Shotley Gate is a settlement in the civil parish of Shotley, in the Babergh district, in the county of Suffolk, England. It is located at the tip of Shotley Peninsula and is the larges settlement in the parish of Shotley, in 2020 it had an estimated population of 1461. Shotley Gate has a pub called the Bristol Arms (formerly the Shotley Gate Inn) the settlement of Shotley Gate developed either side of Bristol Hill.
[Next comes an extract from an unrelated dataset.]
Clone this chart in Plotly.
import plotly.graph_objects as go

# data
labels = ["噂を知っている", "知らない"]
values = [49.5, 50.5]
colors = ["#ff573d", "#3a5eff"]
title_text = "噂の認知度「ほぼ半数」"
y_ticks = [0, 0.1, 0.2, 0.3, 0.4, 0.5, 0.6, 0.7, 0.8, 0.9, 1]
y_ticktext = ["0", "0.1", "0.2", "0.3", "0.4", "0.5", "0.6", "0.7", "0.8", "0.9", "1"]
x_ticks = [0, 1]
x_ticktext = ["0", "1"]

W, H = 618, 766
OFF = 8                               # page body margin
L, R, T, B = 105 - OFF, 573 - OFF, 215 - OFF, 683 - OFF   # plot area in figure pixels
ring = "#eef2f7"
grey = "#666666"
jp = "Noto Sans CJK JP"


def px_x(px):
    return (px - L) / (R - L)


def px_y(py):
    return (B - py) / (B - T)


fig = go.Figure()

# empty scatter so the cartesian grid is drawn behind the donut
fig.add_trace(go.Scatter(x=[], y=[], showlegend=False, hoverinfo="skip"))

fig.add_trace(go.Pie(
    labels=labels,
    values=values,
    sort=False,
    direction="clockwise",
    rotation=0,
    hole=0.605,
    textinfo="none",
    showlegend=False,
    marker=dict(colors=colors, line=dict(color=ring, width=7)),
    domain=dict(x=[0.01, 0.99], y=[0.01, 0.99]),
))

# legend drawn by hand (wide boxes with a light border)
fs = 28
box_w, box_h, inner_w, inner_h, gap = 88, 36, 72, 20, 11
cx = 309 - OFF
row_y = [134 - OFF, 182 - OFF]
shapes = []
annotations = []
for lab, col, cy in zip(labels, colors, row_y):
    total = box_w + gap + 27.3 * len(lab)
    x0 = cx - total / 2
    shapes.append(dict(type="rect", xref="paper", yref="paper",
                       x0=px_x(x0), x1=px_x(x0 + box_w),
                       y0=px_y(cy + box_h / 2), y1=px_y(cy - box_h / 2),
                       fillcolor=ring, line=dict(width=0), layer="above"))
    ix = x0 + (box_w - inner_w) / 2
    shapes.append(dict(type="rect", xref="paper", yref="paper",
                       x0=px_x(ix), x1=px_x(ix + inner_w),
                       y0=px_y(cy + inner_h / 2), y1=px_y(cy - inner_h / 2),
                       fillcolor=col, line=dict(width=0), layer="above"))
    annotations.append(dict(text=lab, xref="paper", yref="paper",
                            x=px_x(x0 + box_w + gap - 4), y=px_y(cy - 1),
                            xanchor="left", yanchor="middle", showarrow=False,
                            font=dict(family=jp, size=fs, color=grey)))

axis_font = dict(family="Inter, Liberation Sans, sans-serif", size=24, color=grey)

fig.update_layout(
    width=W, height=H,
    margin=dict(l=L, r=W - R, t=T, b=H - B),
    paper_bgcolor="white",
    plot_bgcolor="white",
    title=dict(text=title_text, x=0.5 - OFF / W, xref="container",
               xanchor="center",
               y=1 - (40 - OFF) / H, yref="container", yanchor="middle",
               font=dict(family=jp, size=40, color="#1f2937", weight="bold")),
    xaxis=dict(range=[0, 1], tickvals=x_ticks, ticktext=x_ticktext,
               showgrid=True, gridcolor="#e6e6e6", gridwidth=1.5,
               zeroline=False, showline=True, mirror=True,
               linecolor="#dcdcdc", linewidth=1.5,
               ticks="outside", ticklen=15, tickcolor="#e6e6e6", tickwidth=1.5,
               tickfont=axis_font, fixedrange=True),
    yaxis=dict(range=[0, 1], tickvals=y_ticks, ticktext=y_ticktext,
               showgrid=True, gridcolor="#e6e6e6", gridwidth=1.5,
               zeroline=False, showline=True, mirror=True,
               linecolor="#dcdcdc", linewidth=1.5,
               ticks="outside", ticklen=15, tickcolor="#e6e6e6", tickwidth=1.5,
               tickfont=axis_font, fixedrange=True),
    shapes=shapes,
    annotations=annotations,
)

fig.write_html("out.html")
By about 800 AD, the Vikings or Danes started to make an appearance in this area. Under the Peace of Wedmore in 878, all land north of the old Roman Watling Street, which ran from London to Chester, was given to the Viking leader, Guthrum. Shotley therefore became part of Danelaw. The peace was short-lived however, and following an unsuccessful Viking attack on Kent, Alfred King of Wessex attacked the enemy in East Anglia.
The Anglo-Saxon Chronicle for the year 885 reads as follows:
The same year sent King Alfred a fleet from Kent into East Anglia. As soon as they came to Stourmouth, there met them sixteen ships of the pirates, and they fought with them, took all the ships and slew the men. As they returned homeward with their booty, they met a large fleet of pirates and fought with them the same day, but the Danes had the victory.
It is possible that Bloody Point at Shotley took its name from this incident, however at that time the river entered the sea north of Felixstowe and so the area would not have been seen as the mouth of the Stour.
It could also have derived this name late in the next century when the Vikings returned to the estuary in force, twice plundering Ipswich. Shotley Gate and the parish have a strategic position for protecting the ports of Felixstowe, Harwich and Ipswich and in 1865 the Shotley Battery fortifications were established.
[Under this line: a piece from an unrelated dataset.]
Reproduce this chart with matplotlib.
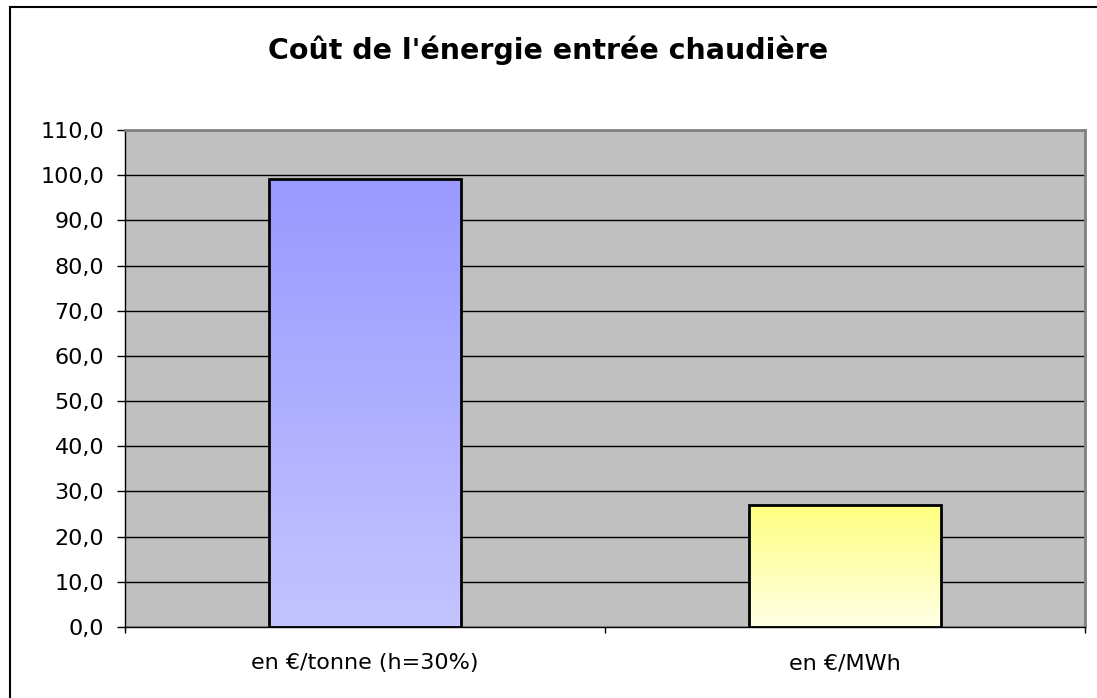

King Edward III camped here early in the Hundred Years War, before the great sea Battle of Sluys. Documents signed by him and kept in the National Archive end with the words "at Shotley".

Shotley Gate also harbours HMS Ganges, a former Royal Navy training establishment (RNTE Shotley) for boys. The teak ship was constructed in 1821 and taken out of service in 1861. It was moved to Shotley in 1899, and by 1905 was moved ashore. A large proportion of the naval ratings of the 20th century, boy entrants in peacetime and men during both World Wars, trained there.
The training establishment closed in 1976 and the site was subsequently sold for redevelopment. In June 2011 Babergh District Council declared the site a Conservation Area.

The HMS Ganges Museum (open Saturdays, Sundays and Bank Holidays between Easter and the end of October 1100 to 1700hrs) houses artefacts and memorabilia from the old shore establishment including a large collection of photographs and original documents.